If you would be into physics for as long as I have, the answer is a definite yes, it does apply to the energy-time domain.

Roughly speaking the uncertainty in the value of the energy, multiplied by the time the process is taking, must be larger or equal to a constant associated with Plancks constant. This constant has units of energy multiplied by time, namely action.

There are two separate uncertainty relations, one for energy-time and another for position-momentum along the same direction.

There is yet another for angular momentum-angle.

All this applies only to the microscopic domain, or quantum domain.

But Im curious about just why you would doubt it.

Sorry, I have not heard about time uncertainty asymmetry, why mention disorder or forward component? Do not know where you may have read about such things.

 George and Stephen

By the way the uncertainty in quantum theory is quite different in origin

to one you may have by simply having a stochastic process. The uncertainty is

simply intrinsic in the nature of a quantum particle, such as an electron,with  both wave and particle properties...believe it or not.

On my opinion, uncertainty principles, based only on terminology. Space and time frequencies is determined only in infinite space and time. If they consider the limited ones  they have spectra of the frequencies and therefore the uncertainties.     

I love to think abot physics in General, but as i am rather stupid in this domaine so better not in Detail.

So i prefer to look at it from far and thus i dare to ask: Is this Kind of formula our Heisenberg found out may be a Kind of innate principle in very many things and laws???

There are at least two forms of the uncertainty principle:

1) comes from Fourier transform. A function f(t) and its Fourier transform g(omega) cannot both be narrowly peaked. Mathematically, this can be expressed by saying that, if you take the squared modulus of f(t) and normalise it, then you can view |f(t)|^2 as a probability distribution and calculate its variance sigma_t. Under these circumstances, the squared modulus of g(omega) is also normalised, and so we may calculate the variance sigma_omega. The product of these variances have a lower bound, which is of order one. Its exact value depends on your convention for Fourier transforming.

2) In QM: if you repeatedly measure any observable A in a given state, you will generally  get a variety of values, with a given variance depending both on the state and the observable A. By choosing either carefully, the variance can always be made arbitrarily small.

If now you measure in the same state, some times A and sometimes B, where A and B do not commute, then you will get a variance sigma_A and another sigma_B. Their product cannot be arbitrarily small, but have a lower bound, depending on the state and the commutator of A and B.

In QM, it is often (correctly) argued that time is not an observable, but rather a parameter. Indeed, we determine the state as a function of time, and thus we do not have an ``observable'' for time.

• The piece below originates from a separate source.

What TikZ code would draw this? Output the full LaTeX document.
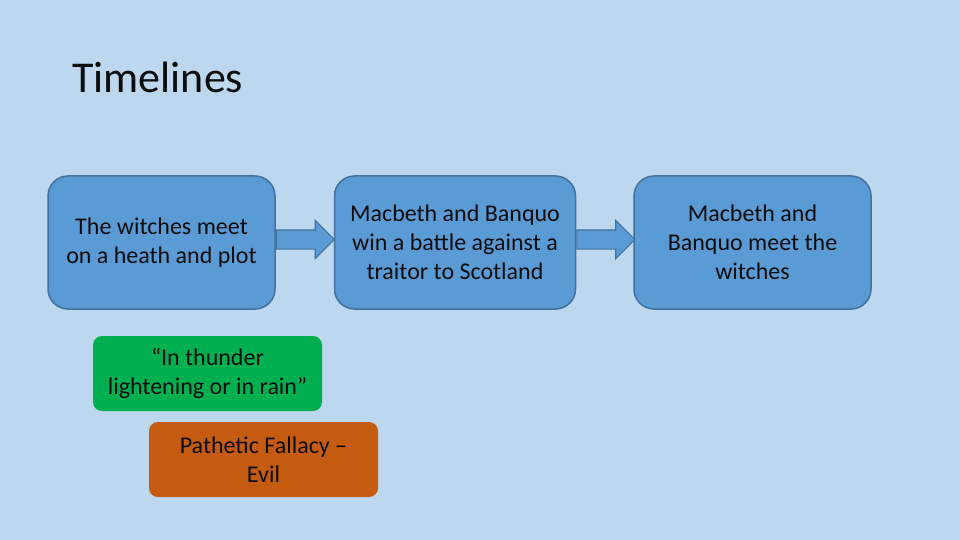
\documentclass[tikz,border=0pt]{standalone}
\usepackage{fontspec}
\setmainfont{Carlito}
\usepackage{xcolor}
\usepackage{tikz}
\usetikzlibrary{shapes.arrows, positioning, calc}
\definecolor{slidebg}{RGB}{189, 215, 238}
\definecolor{stageblue}{RGB}{91, 155, 213}
\definecolor{stageedge}{RGB}{65, 113, 156}
\definecolor{quotegreen}{RGB}{0, 176, 80}
\definecolor{noteorange}{RGB}{197, 90, 17}
\definecolor{inkdark}{RGB}{13, 13, 13}
\tikzset{
    stagebox/.style={
        draw=stageedge, fill=stageblue, line width=1.5pt, rounded corners=20pt,
        minimum height=133pt, align=center, text=inkdark,
        font=\fontsize{24}{28.8}\selectfont
    },
    notebox/.style={
        rounded corners=9pt, minimum width=229pt, minimum height=75pt,
        align=center, text=inkdark, font=\fontsize{24}{28.8}\selectfont
    },
    stepline/.style={
        single arrow, draw=stageedge, fill=stageblue, line width=1.2pt,
        minimum height=58pt, inner xsep=0pt, inner ysep=9pt,
        single arrow head extend=9.5pt, anchor=tail, yshift=3pt
    }
}
\begin{document}
\begin{tikzpicture}[x=1pt, y=-1pt]
    % --- nen va tieu de ---
    \fill[slidebg] (0,0) rectangle (960,540);
    \node[anchor=base west, inner sep=0pt, text=inkdark,
        font=\fontsize{44}{52}\selectfont] (title) at (72,93) {Timelines};

    % --- cac moc thoi gian ---
    \node[stagebox, minimum width=227pt] (witches) at (161.5,242.5)
        {The witches meet\\on a heath and plot};
    \node[stagebox, minimum width=241pt, right=58pt of witches] (battle)
        {Macbeth and Banquo\\win a battle against a\\traitor to Scotland};
    \node[stagebox, minimum width=237pt, right=57pt of battle] (meeting)
        {Macbeth and\\Banquo meet the\\witches};

    % --- mui ten ---
    \node[stepline] (step1) at (witches.east) {};
    \node[stepline] (step2) at (battle.east) {};

    % --- chu thich ---
    \node[notebox, fill=quotegreen] (quote) at (207.5,373.5)
        {“In thunder\\lightening or in rain”};
    \node[notebox, fill=noteorange] (fallacy) at (263.5,459.5)
        {Pathetic Fallacy –\\Evil};
\end{tikzpicture}
\end{document}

So the time-energy uncertainty relation in QM is complicated and has been the subject of much debate. The idea is, essentially, to introduce an observable which corresponds classically to time, and with this one may indeed obtain something like a time-energy uncertainty.

But, personally, I would be very careful: this is a truly difficult issue. On the other hand, whenever you can frame your problem in terms of Fourier transform, the first version is true and unambiguous.

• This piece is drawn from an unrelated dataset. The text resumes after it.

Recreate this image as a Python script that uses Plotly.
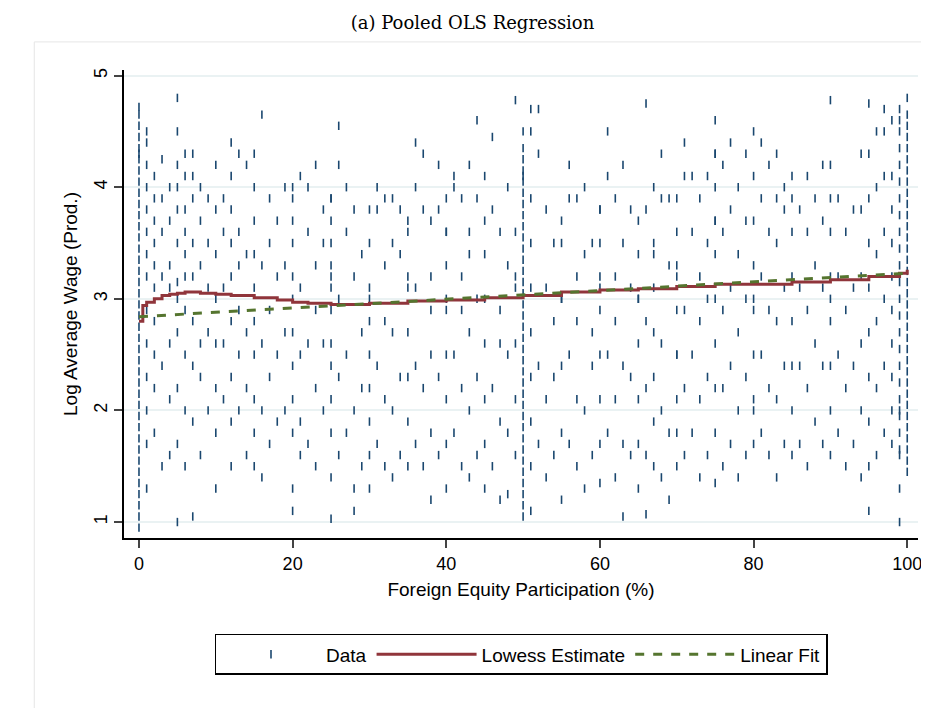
import plotly.graph_objects as go

# Scatter data (foreign equity %, log average wage)
data_x = (
    [0]*40 + [1]*14 + [2]*10 + [3]*6 + [4]*7 + [5]*12 + [6]*10 + [7]*9 + [8]*6 + [9]*5
    + [10]*8 + [11]*5 + [12]*9 + [13]*6 + [14]*5 + [15]*10 + [16]*5 + [17]*5 + [18]*4 + [19]*4
    + [20]*12 + [21]*5 + [22]*4 + [23]*5 + [24]*4 + [25]*14 + [26]*5 + [27]*4 + [28]*5 + [29]*4
    + [30]*10 + [31]*4 + [32]*5 + [33]*5 + [34]*4 + [35]*8 + [36]*5 + [37]*4 + [38]*6 + [39]*4
    + [40]*10 + [41]*4 + [42]*5 + [43]*6 + [44]*5 + [45]*8 + [46]*4 + [47]*5 + [48]*5 + [49]*7
    + [50]*36 + [51]*10 + [52]*4 + [53]*4 + [54]*4 + [55]*7 + [56]*4 + [57]*5 + [58]*4 + [59]*4
    + [60]*10 + [61]*4 + [62]*5 + [63]*5 + [64]*4 + [65]*8 + [66]*6 + [67]*8 + [68]*5 + [69]*4
    + [70]*10 + [71]*5 + [72]*4 + [73]*5 + [74]*5 + [75]*12 + [76]*5 + [77]*5 + [78]*5 + [79]*5
    + [80]*10 + [81]*5 + [82]*5 + [83]*6 + [84]*5 + [85]*8 + [86]*4 + [87]*5 + [88]*4 + [89]*5
    + [90]*10 + [91]*4 + [92]*4 + [93]*4 + [94]*6 + [95]*10 + [96]*6 + [97]*7 + [98]*10 + [99]*26
    + [100]*34
)
data_y = (
    [0.95,1.05,1.15,1.25,1.35,1.45,1.55,1.65,1.75,1.85,1.95,2.05,2.15,2.25,2.35,2.45,2.55,2.65,2.75,2.85,
     2.95,3.05,3.15,3.25,3.35,3.45,3.55,3.65,3.75,3.85,3.95,4.05,4.15,4.25,4.35,4.45,4.55,4.65,4.72,4.3]
    + [1.3,1.7,2.0,2.3,2.6,2.9,3.2,3.4,3.6,3.8,4.0,4.2,4.4,4.5]
    + [1.8,2.2,2.5,2.8,3.1,3.3,3.5,3.7,3.9,4.1]
    + [1.5,2.4,3.2,3.6,3.9,4.25]
    + [1.6,2.1,2.6,3.1,3.3,3.7,4.0]
    + [1.0,1.7,2.2,2.7,3.0,3.15,3.5,3.8,4.0,4.2,4.5,4.8]
    + [1.5,2.0,2.5,2.9,3.2,3.6,3.8,4.1,4.3,3.4]
    + [1.05,1.9,2.4,2.8,3.2,3.5,3.9,4.1,4.3]
    + [1.6,2.3,2.6,3.3,3.7,4.0]
    + [2.0,2.7,3.1,3.5,3.9]
    + [1.3,1.8,2.2,2.6,3.0,3.4,3.8,4.2]
    + [2.1,2.6,3.1,3.6,3.9]
    + [1.5,1.9,2.3,2.8,3.2,3.5,3.8,4.1,4.4]
    + [2.0,2.5,2.9,3.3,3.6,4.3]
    + [1.6,2.2,2.7,3.4,4.2]
    + [1.5,1.8,2.1,2.5,2.8,3.1,3.4,3.7,4.0,4.3]
    + [1.4,2.0,2.6,3.3,4.65]
    + [1.7,2.3,2.9,3.5,3.9]
    + [1.9,2.5,3.2,3.7]
    + [2.0,2.7,3.3,4.0]
    + [1.1,1.3,1.8,2.1,2.4,2.7,3.0,3.2,3.5,3.7,3.9,4.0,4.1,1.6]
    + [1.9,2.5,3.1,3.6,4.0]
    + [1.7,2.6,3.3,4.2]
    + [1.5,2.2,2.9,3.5,3.8]
    + [2.0,2.6,3.2,3.9]
    + [1.03,1.4,1.8,2.1,2.4,2.6,2.9,3.1,3.3,3.5,3.7,3.9,4.2,4.55]
    + [1.6,2.3,3.0,3.6,4.0]
    + [1.8,2.5,3.2,3.8]
    + [1.1,1.3,2.0,2.7,3.4]
    + [1.5,2.2,3.0,3.8]
    + [1.3,1.6,1.9,2.2,2.5,2.8,3.1,3.5,3.8,4.0]
    + [1.7,2.4,3.3,3.9]
    + [1.5,2.1,2.8,3.5,3.9]
    + [1.4,2.0,2.7,3.4,3.8]
    + [1.6,2.3,3.1,3.7]
    + [1.5,1.9,2.3,2.7,3.2,3.6,4.0,4.4]
    + [1.7,2.4,3.1,3.8,4.3]
    + [1.5,2.2,2.9,3.7]
    + [1.2,1.8,2.5,3.2,3.8,4.2]
    + [1.6,2.3,3.0,3.6]
    + [1.3,1.7,2.1,2.5,2.9,3.3,3.6,3.9,4.1,4.0]
    + [1.8,2.5,3.2,3.9]
    + [1.5,2.2,2.9,3.6,4.2]
    + [1.4,2.0,2.7,3.4,3.9,4.6]
    + [1.6,2.3,3.0,3.7,4.1]
    + [1.3,1.7,2.1,2.6,3.0,3.4,3.8,4.45]
    + [1.5,2.2,2.9,3.6]
    + [1.2,1.9,2.6,3.3,4.0]
    + [1.25,1.8,2.5,3.2,4.78]
    + [1.6,2.1,2.6,3.1,3.6,4.1,4.5]
    + [1.05,1.15,1.25,1.35,1.45,1.55,1.65,1.75,1.85,1.95,2.05,2.15,2.25,2.35,2.45,2.55,2.65,2.75,
       2.85,2.95,3.05,3.15,3.25,3.35,3.45,3.55,3.65,3.75,3.85,3.95,4.05,4.15,4.25,4.35,4.5,4.7]
    + [1.1,1.5,1.9,2.3,2.7,3.1,3.5,3.9,4.3,4.7]
    + [1.7,2.4,3.1,3.8]
    + [1.4,2.1,2.8,3.5]
    + [1.6,2.3,3.0,3.7]
    + [1.2,1.8,2.4,3.0,3.5,3.9,4.2]
    + [1.7,2.5,3.2,3.9]
    + [1.5,2.1,2.8,3.4,4.0]
    + [1.3,2.0,2.7,3.5]
    + [1.6,2.4,3.1,3.8]
    + [1.35,1.7,2.1,2.5,2.9,3.2,3.5,3.8,4.1,4.5]
    + [1.8,2.5,3.2,3.9]
    + [1.4,2.1,2.8,3.5,4.2]
    + [1.05,1.7,2.4,3.1,3.8]
    + [1.6,2.3,3.0,3.7]
    + [1.3,1.7,2.1,2.6,3.0,3.4,3.8,4.75]
    + [1.07,1.6,2.2,2.8,3.4,4.0]
    + [1.5,1.9,2.3,2.7,3.1,3.5,3.9,4.3]
    + [1.4,2.0,2.6,3.3,3.9]
    + [1.2,1.8,2.5,3.2]
    + [1.5,1.8,2.1,2.5,2.9,3.3,3.6,3.9,4.1,4.4]
    + [1.6,2.2,2.9,3.6,4.1]
    + [1.8,2.5,3.2,3.9]
    + [1.4,2.1,2.8,3.5,4.1]
    + [1.6,2.3,3.0,3.7,4.3]
    + [1.35,1.8,2.2,2.6,3.0,3.4,3.7,4.0,4.3,4.6]
    + [1.5,2.2,2.9,3.6,4.2]
    + [1.7,2.4,3.1,3.8,4.4]
    + [1.4,2.0,2.7,3.4,4.0]
    + [1.6,2.3,3.0,3.7,4.3]
    + [1.7,2.0,2.1,2.5,2.9,3.3,3.7,4.1,4.5,3.0]
    + [1.8,2.5,3.2,3.9,4.4]
    + [1.6,2.2,2.9,3.6,4.2]
    + [1.4,2.1,2.8,3.5,3.9,4.3]
    + [1.7,2.4,3.1,3.8,4.0]
    + [1.6,2.0,2.4,2.8,3.2,3.6,3.9,4.1]
    + [1.7,2.4,3.1,3.8]
    + [1.5,2.2,2.9,3.6,4.1]
    + [1.9,2.6,3.3,3.9]
    + [1.7,2.4,3.1,3.7,4.2]
    + [1.6,2.0,2.4,2.8,3.2,3.6,3.9,4.2,4.78,3.0]
    + [1.8,2.5,3.2,3.9]
    + [1.5,2.2,2.9,3.6]
    + [1.7,2.4,3.1,3.8]
    + [1.4,2.0,2.6,3.2,3.8,4.3]
    + [1.1,1.5,1.9,2.3,2.7,3.1,3.5,3.9,4.3,4.75]
    + [1.6,2.2,2.8,3.4,4.0,4.5]
    + [1.8,2.4,3.0,3.6,4.1,4.5,4.7]
    + [1.7,2.0,2.3,2.6,2.9,3.2,3.5,3.8,4.1,4.6]
    + [1.0,1.3,1.65,1.8,1.95,2.1,2.25,2.4,2.55,2.7,2.85,3.0,3.15,3.3,3.45,3.6,3.75,3.9,4.05,4.2,
       4.35,4.5,4.6,4.7,1.6,2.0]
    + [1.45,1.55,1.65,1.75,1.85,1.95,2.05,2.15,2.25,2.35,2.45,2.55,2.65,2.75,2.85,2.95,3.05,3.15,
       3.25,3.35,3.45,3.55,3.65,3.75,3.85,3.95,4.05,4.15,4.25,4.35,4.45,4.55,4.65,4.8]
)

lowess_x = [0, 0.5, 1, 2, 3, 4, 5, 6, 8, 10, 12, 15, 18, 20, 22, 25, 28, 30, 35, 40, 45, 50, 55, 60, 65, 70, 75, 80, 85, 90, 95, 99, 100]
lowess_y = [2.8, 2.94, 2.97, 3.0, 3.03, 3.04, 3.05, 3.06, 3.05, 3.04, 3.03, 3.01, 2.99, 2.97, 2.96, 2.95, 2.95, 2.96, 2.98, 2.99, 3.01, 3.03, 3.06, 3.08, 3.09, 3.11, 3.13, 3.13, 3.15, 3.17, 3.2, 3.23, 3.26]

linear_x = [0, 100]
linear_y = [2.84, 3.23]

fig = go.Figure()
fig.add_trace(go.Scatter(x=data_x, y=data_y, mode="markers", name="Data",
                         marker=dict(symbol="line-ns", size=6, color="#1a476f",
                                     line=dict(width=1.6, color="#1a476f"))))
fig.add_trace(go.Scatter(x=lowess_x, y=lowess_y, mode="lines", name="Lowess Estimate",
                         line=dict(color="#90353b", width=3, shape="hv")))
fig.add_trace(go.Scatter(x=linear_x, y=linear_y, mode="lines", name="Linear Fit",
                         line=dict(color="#55752f", width=3, dash="dash")))

fig.update_layout(
    width=929, height=708, paper_bgcolor="white", plot_bgcolor="white",
    margin=dict(l=116, r=19, t=62, b=178),
    font=dict(family="Liberation Sans, Arial", size=18, color="black"),
    title=dict(text="(a) Pooled OLS Regression", x=0.5, xanchor="center", y=0.988, yanchor="top",
               font=dict(family="DejaVu Serif, Liberation Serif", size=18)),
    showlegend=True,
    legend=dict(orientation="h", x=0.5, xanchor="center", y=-0.205, yanchor="top",
                bordercolor="black", borderwidth=1.5, font=dict(size=19), itemwidth=100),
    xaxis=dict(range=[-1.95, 101.4], tickvals=[0, 20, 40, 60, 80, 100], showgrid=False,
               zeroline=False, showline=True, linecolor="black", linewidth=2,
               ticks="outside", ticklen=8, tickwidth=1.5,
               title=dict(text="Foreign Equity Participation (%)", standoff=10, font=dict(size=19))),
    yaxis=dict(range=[0.857, 5.05], tickvals=[1, 2, 3, 4, 5], tickangle=-90,
               showgrid=True, gridcolor="#eaf2f3", gridwidth=1.5, zeroline=False,
               showline=True, linecolor="black", linewidth=2,
               ticks="outside", ticklen=8, tickwidth=1.5,
               title=dict(text="Log Average Wage (Prod.)", standoff=8, font=dict(size=19))),
    shapes=[dict(type="rect", xref="paper", yref="paper", x0=-0.113, x1=1.03, y0=-0.43, y1=1.06,
                 line=dict(color="#e6e6e6", width=1))],
)
fig.write_html("out.html")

George - unless the downvoter has afforded all of us the courtesy of an explanation you are entitled to assume that he simply implies disagreement and objects to your expression of  of your views.  Ignore it!  If I'm right this comment will also attract a downvote, which I will ignore.....

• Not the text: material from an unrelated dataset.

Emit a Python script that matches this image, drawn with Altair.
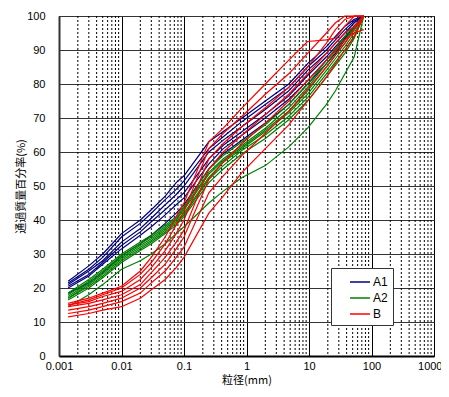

If E is energy and t time, then

Delta E x Delta t > hbar/2

Thanks, Bo!

Perhaps, is that more simple? And Heisenberg Uncertainty Principle should be considered from "experimental" point of view. In quantum micro world there is quantum fluctuations, and so, results of all our measurements are the averaged values. Thus, than less time of experimental measurement means more probability to find shadow of these quantum fluctuations ...